→ **Provided material**:
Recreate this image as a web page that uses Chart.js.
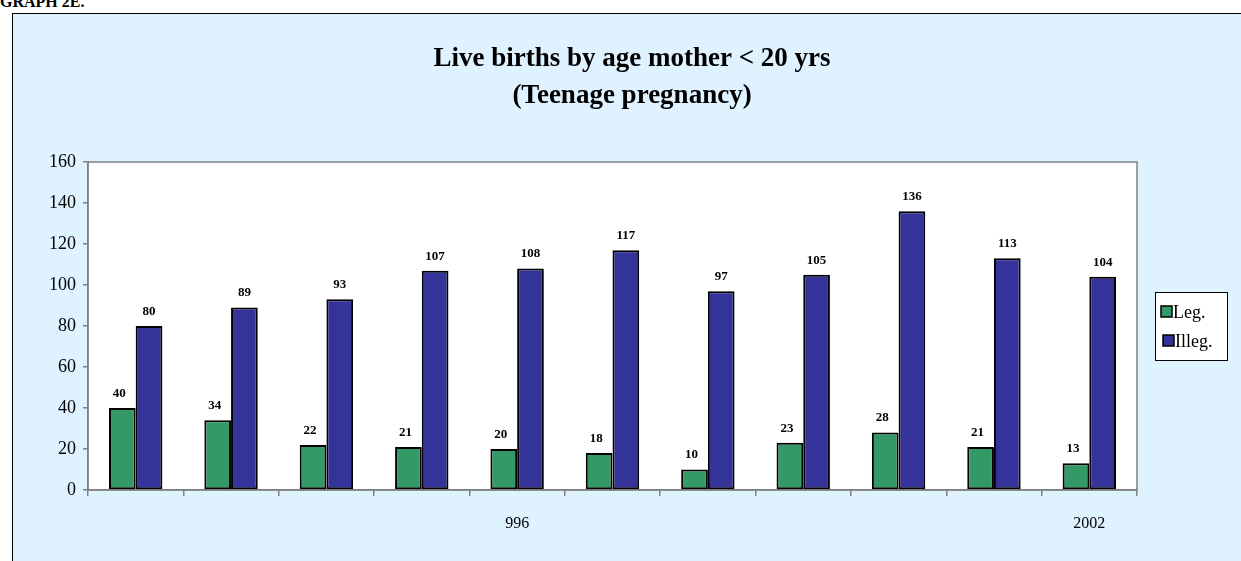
<!DOCTYPE html>
<html>
<head>
<meta charset="utf-8">
<script src="https://cdn.jsdelivr.net/npm/chart.js@4.4.1/dist/chart.umd.min.js"></script>
<style>
  html, body { margin: 0; padding: 0; background: #ffffff; width: 1241px; height: 561px; overflow: hidden; }
  #hdr { position: absolute; left: 0px; top: -7px; font: bold 16px "Liberation Serif", serif; color: #000; }
  #box { position: absolute; left: 12px; top: 13px; width: 1240px; height: 560px; border: 1px solid #000; background: #dff2ff; box-sizing: border-box; border-width: 1px 0 0 1px; }
  #c { position: absolute; left: 0; top: 0; }
</style>
</head>
<body>
<div id="hdr">GRAPH 2E.</div>
<div id="box"></div>
<canvas id="c" width="1241" height="561"></canvas>
<script>
const categories = ['', '', '', '', '996', '', '', '', '', '', '2002'];
const legValues = [40, 34, 22, 21, 20, 18, 10, 23, 28, 21, 13];
const illegValues = [80, 89, 93, 107, 108, 117, 97, 105, 136, 113, 104];
const yTicks = [0, 20, 40, 60, 80, 100, 120, 140, 160];
const seriesNames = ['Leg.', 'Illeg.'];
const titleLines = ['Live births by age mother < 20 yrs', '(Teenage pregnancy)'];

const SERIF = '"Liberation Serif", "Times New Roman", serif';

const plotBg = {
  id: 'plotBg',
  beforeDraw(chart) {
    const a = chart.chartArea, ctx = chart.ctx;
    ctx.save();
    ctx.fillStyle = '#ffffff';
    ctx.fillRect(a.left, a.top, a.right - a.left, a.bottom - a.top);
    ctx.strokeStyle = '#808080';
    ctx.lineWidth = 1.5;
    ctx.strokeRect(a.left, a.top, a.right - a.left, a.bottom - a.top);
    ctx.restore();
  }
};

const centeredTitle = {
  id: 'centeredTitle',
  afterDraw(chart) {
    const ctx = chart.ctx;
    ctx.save();
    ctx.font = 'bold 27px ' + SERIF;
    ctx.fillStyle = '#000';
    ctx.textAlign = 'center';
    ctx.textBaseline = 'middle';
    titleLines.forEach((t, i) => ctx.fillText(t, 632, 59 + i * 37));
    ctx.restore();
  }
};

const valueLabels = {
  id: 'valueLabels',
  afterDatasetsDraw(chart) {
    const ctx = chart.ctx;
    ctx.save();
    ctx.font = 'bold 13px ' + SERIF;
    ctx.fillStyle = '#000';
    ctx.textAlign = 'center';
    ctx.textBaseline = 'bottom';
    chart.data.datasets.forEach((ds, i) => {
      chart.getDatasetMeta(i).data.forEach((bar, j) => {
        ctx.fillText(String(ds.data[j]), bar.x - (i === 0 ? 3 : 0), bar.y - 8);
      });
    });
    ctx.restore();
  }
};

const boxLegend = {
  id: 'boxLegend',
  afterDraw(chart) {
    const ctx = chart.ctx;
    const x = 1155, y = 292, w = 72, h = 68;
    ctx.save();
    ctx.fillStyle = '#ffffff';
    ctx.fillRect(x, y, w, h);
    ctx.strokeStyle = '#000';
    ctx.lineWidth = 1;
    ctx.strokeRect(x + 0.5, y + 0.5, w, h);
    ctx.font = '18px ' + SERIF;
    ctx.textBaseline = 'middle';
    chart.data.datasets.forEach((ds, i) => {
      const cy = y + 20 + i * 29;
      const bx = x + 6 + (i === 1 ? 2 : 0);
      ctx.fillStyle = ds.backgroundColor;
      ctx.fillRect(bx, cy - 6, 11, 11);
      ctx.strokeStyle = '#000';
      ctx.lineWidth = 1.5;
      ctx.strokeRect(bx, cy - 6, 11, 11);
      ctx.fillStyle = '#000';
      ctx.fillText(ds.label, bx + 12, cy + 1);
    });
    ctx.restore();
  }
};

new Chart(document.getElementById('c'), {
  type: 'bar',
  data: {
    labels: categories,
    datasets: [
      { label: seriesNames[0], data: legValues, backgroundColor: '#339966', borderColor: '#000', borderWidth: 2, borderSkipped: false },
      { label: seriesNames[1], data: illegValues, backgroundColor: '#333399', borderColor: '#000', borderWidth: 2, borderSkipped: false }
    ]
  },
  options: {
    responsive: false,
    animation: false,
    layout: { padding: { left: 0, right: 104, top: 162, bottom: 0 } },
    datasets: { bar: { categoryPercentage: 0.56, barPercentage: 1.0 } },
    plugins: {
      legend: { display: false },
      tooltip: { enabled: false },
      title: { display: false }
    },
    scales: {
      x: {
        grid: { display: true, drawOnChartArea: false, offset: true, tickLength: 6, color: '#808080', lineWidth: 1.5 },
        border: { display: true, color: '#808080', width: 1.5 },
        ticks: { font: { family: SERIF, size: 16 }, color: '#000', padding: 18, maxRotation: 0, autoSkip: false },
        afterFit(s) { s.height = 71; }
      },
      y: {
        min: 0, max: 160,
        afterBuildTicks(s) { s.ticks = yTicks.map(v => ({ value: v })); },
        grid: { display: true, drawOnChartArea: false, tickLength: 5, color: '#808080', lineWidth: 1.5 },
        border: { display: true, color: '#808080', width: 1.5 },
        ticks: { font: { family: SERIF, size: 18 }, color: '#000', padding: 7 },
        afterFit(s) { s.width = 88; }
      }
    }
  },
  plugins: [plotBg, valueLabels, boxLegend, centeredTitle]
});
</script>
</body>
</html>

→ **Brief**: Please reproduce the listing exactly from its opening line through the line that contains "const titleLines = ['Live", both included, with all pictures omitted.

→ **The response**:
Recreate this image as a web page that uses Chart.js.
<!DOCTYPE html>
<html>
<head>
<meta charset="utf-8">
<script src="https://cdn.jsdelivr.net/npm/chart.js@4.4.1/dist/chart.umd.min.js"></script>
<style>
  html, body { margin: 0; padding: 0; background: #ffffff; width: 1241px; height: 561px; overflow: hidden; }
  #hdr { position: absolute; left: 0px; top: -7px; font: bold 16px "Liberation Serif", serif; color: #000; }
  #box { position: absolute; left: 12px; top: 13px; width: 1240px; height: 560px; border: 1px solid #000; background: #dff2ff; box-sizing: border-box; border-width: 1px 0 0 1px; }
  #c { position: absolute; left: 0; top: 0; }
</style>
</head>
<body>
<div id="hdr">GRAPH 2E.</div>
<div id="box"></div>
<canvas id="c" width="1241" height="561"></canvas>
<script>
const categories = ['', '', '', '', '996', '', '', '', '', '', '2002'];
const legValues = [40, 34, 22, 21, 20, 18, 10, 23, 28, 21, 13];
const illegValues = [80, 89, 93, 107, 108, 117, 97, 105, 136, 113, 104];
const yTicks = [0, 20, 40, 60, 80, 100, 120, 140, 160];
const seriesNames = ['Leg.', 'Illeg.'];
const titleLines = ['Live births by age mother < 20 yrs', '(Teenage pregnancy)'];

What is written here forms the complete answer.